U.S. v. Blechman, 2011 WL 4060250 (9/14/11) (Kan.) (Published) - The 10th holds the d. ct. erred in admitting AOL and PACER records indicating to whom the particular accounts belonged because that information was hearsay. While witnesses testified the records were prepared in the regular course of business, the relevant information was unverified user-input information, i.e., it was provided by an outsider to the business who was not under a duty to provide accurate information. The businesses did not have a policy of verifying the information's accuracy. Nor was there proof the businesses had a sufficient self-interest in the information's accuracy. But the error was harmless. Several other pieces of evidence connected the defendant to the e-mail address, including the signature block, And the PACER evidence related to an uncharged scheme in another state, while there was plenty of evidence of the defendant's involvement in the charged scheme [which was filing false documents for bankruptcies to delay home forfeitures]. In a concurrence, Judge Hartz contended the evidence would have been admissible had it been admitted solely for the limited purpose of showing that someone had used the defendant's name to set up the accounts. Distinguishing a 1993 10th Circuit case, Judge Hartz says that, now that jurors would appreciate how prevalent identity fraud is, the jurors might be capable of using the evidence only for its proper nonhearsay purpose.
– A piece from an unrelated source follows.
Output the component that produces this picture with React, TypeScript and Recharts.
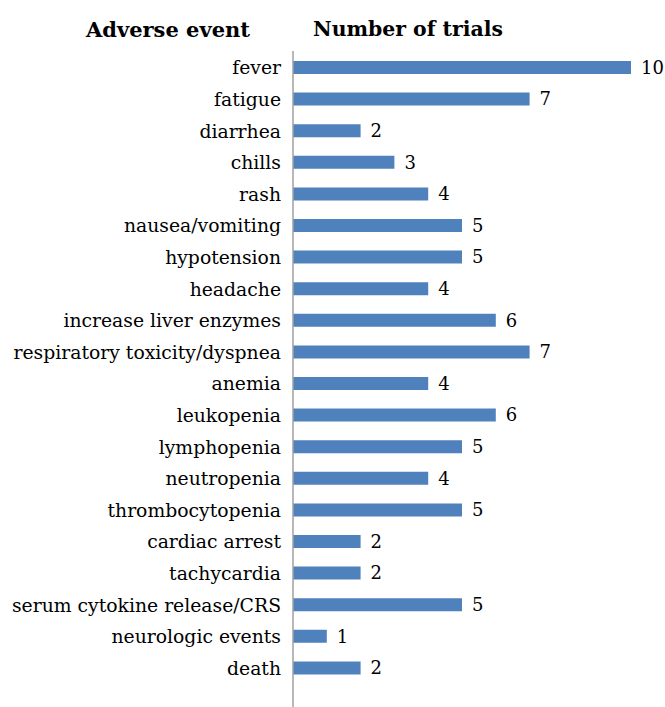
import React from 'react'
import { BarChart, Bar, XAxis, YAxis, LabelList } from 'recharts'

const events = [
  'fever', 'fatigue', 'diarrhea', 'chills', 'rash', 'nausea/vomiting', 'hypotension', 'headache',
  'increase liver enzymes', 'respiratory toxicity/dyspnea', 'anemia', 'leukopenia', 'lymphopenia',
  'neutropenia', 'thrombocytopenia', 'cardiac arrest', 'tachycardia', 'serum cytokine release/CRS',
  'neurologic events', 'death',
]
const trials = [10, 7, 2, 3, 4, 5, 5, 4, 6, 7, 4, 6, 5, 4, 5, 2, 2, 5, 1, 2]

const data = events.map((name, i) => ({ name, trials: trials[i] }))

const FONT = "'DejaVu Serif', serif"

export default function App() {
  return (
    <div style={{ position: 'absolute', left: 0, top: 0, width: 665, height: 707, background: '#fff' }}>
      <div style={{ position: 'absolute', left: 0, width: 336, top: 17, textAlign: 'center', fontFamily: FONT, fontWeight: 'bold', fontSize: 21, color: '#000' }}>
        Adverse event
      </div>
      <div style={{ position: 'absolute', left: 313, top: 17, fontFamily: FONT, fontWeight: 'bold', fontSize: 20.4, color: '#000' }}>
        Number of trials
      </div>
      <BarChart width={665} height={707} data={data} layout="vertical" margin={{ top: 51, right: 34, left: 0, bottom: 0 }}>
        <XAxis type="number" domain={[0, 10]} hide />
        <YAxis
          type="category"
          dataKey="name"
          width={293}
          padding={{ top: 1, bottom: 23 }}
          tickLine={false}
          tickMargin={6}
          axisLine={{ stroke: '#a0a0a0', strokeWidth: 1.5 }}
          interval={0}
          tick={{ fontSize: 18.8, fontFamily: FONT, fill: '#000' }}
        />
        <Bar dataKey="trials" fill="#4f81bd" barSize={13} isAnimationActive={false}>
          <LabelList dataKey="trials" position="right" offset={10} style={{ fontSize: 18, fontFamily: FONT, fill: '#000' }} />
        </Bar>
      </BarChart>
    </div>
  )
}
U.S. v. Cordery, 2011 WL 3805760 (8/30/11) (Utah) (Published) - I mistakenly previously reported this important case establishing that it is plain error to lengthen a term of imprisonment for rehabilitation purposes was unpublished. It's actually published.

U.S. v. Flores-Olmos, 2011 WL 4059044 (9/14/11) (Okl.) (unpub'd) - It was okay for the officer during a valid traffic stop to ask the defendant about his immigration status, even though the question was unrelated to the reason for the stop and the officer had no reasonable suspicion the defendant was unlawfully here. The defendant did not establish the stop was motivated by racial profiling in violation of equal protection.